- The Washington Times - Wednesday, August 17, 2011

A federal judge on Wednesday ruled that White House visitor logs maintained by the U.S. Secret Service are agency records and, as a result, are subject to disclosure under the Freedom of Information Act if not covered by one of the law’s many exemptions.

In a setback for the Obama administration, which had argued that the records did not have to be made public, U.S. District Judge Beryl A. Howell, in a 19-page opinion, sided with Judicial Watch, a Washington-based public watchdog organization, in a case challenging Secret Service arguments that the visitors’ logs were presidential records and, as a result, exempt from public disclosure.

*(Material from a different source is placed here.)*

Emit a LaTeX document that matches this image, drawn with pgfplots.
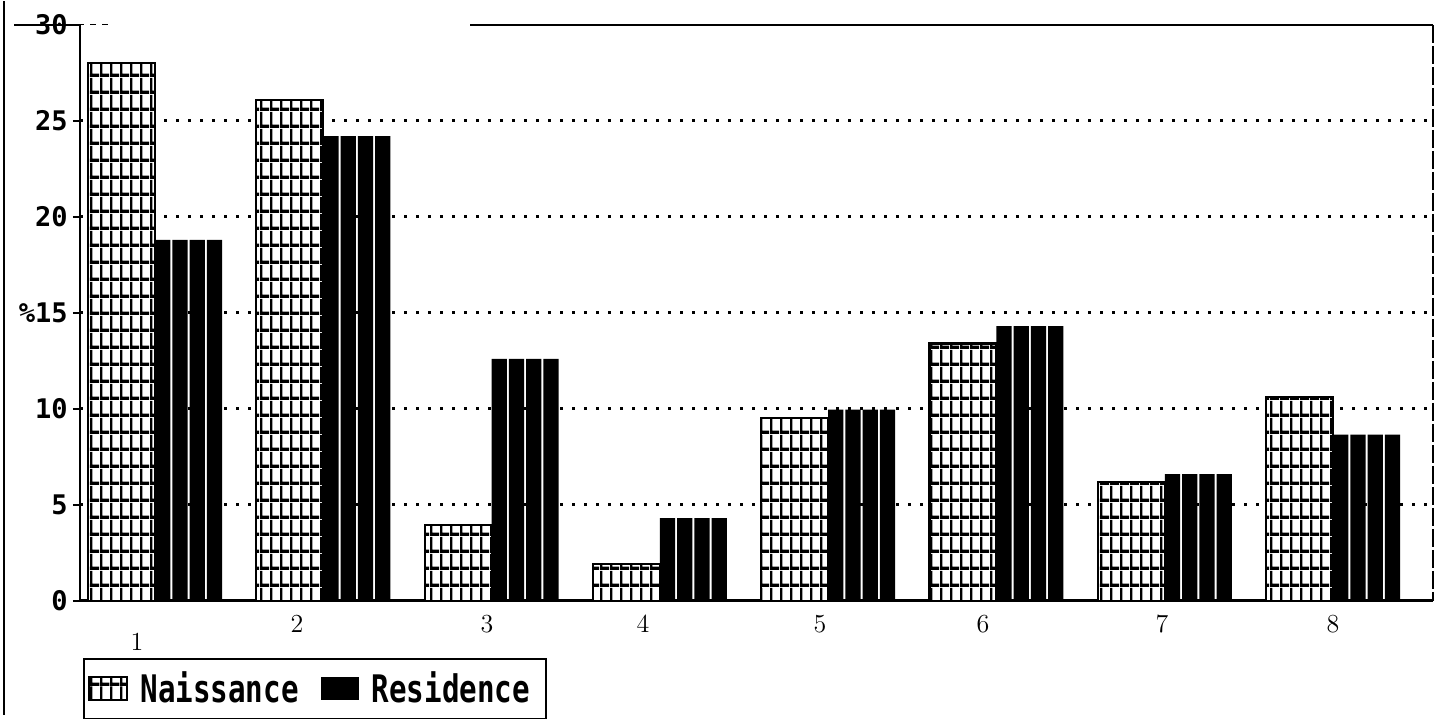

In her ruling, Judge Howell, whom President Obama named to the bench in July 2010, said the Secret Service had not met its burden to show that the requested material either fell within an FOIA exemption or would have been unreasonably burdensome to search.

“While there are some limits on what an agency must do to satisfy its FOIA obligations, the defendant has not met its burden to establish that the search requested by the plaintiff is so unreasonable as to require a blanket rejection,” the judge said.

“Therefore, the proper course of action by the Secret Service is duly to process plaintiff’s FOIA request, disclose all segregable, nonexempt records, and then assert specific FOIA exemptions for all records it seeks to withhold,” she said.

Judicial Watch had asked the court to order the release of Secret Service logs of White House visitors from Jan. 20, 2009, to August, 10, 2009. The request came after the Obama administration had claimed that the visitor logs “are not agency records subject to the FOIA.”

The watchdog group said in its Dec. 7, 2009, complaint that the White House argument had been “litigated and rejected repeatedly.”

Jill Farrell, spokeswoman for the group, said tens of thousands of visitor logs are being withheld from disclosure by the Obama administration and that they are now subject to disclosure under FOIA. She said the Obama administration previously had released visitor information at its own discretion, the timing and specifics of which, it insisted, was not subject to court review.

“This is a major victory for open government and an embarrassing defeat for the Obama administration,” Judicial Watch President Tom Fitton said. “This administration will now have to release all records of all visitors to the White House — or explain why White House visits should be kept secret under law.

“It is refreshing to see the court remind this administration that the rule of law applies to it,” Mr. Fitton said.

In September 2009, Mr. Obama began the voluntarily release of the names of people who had visited the executive complex, reversing a long-standing policy of both Democratic and Republican presidents.

The Judicial Watch lawsuit targeted those records before the policy change.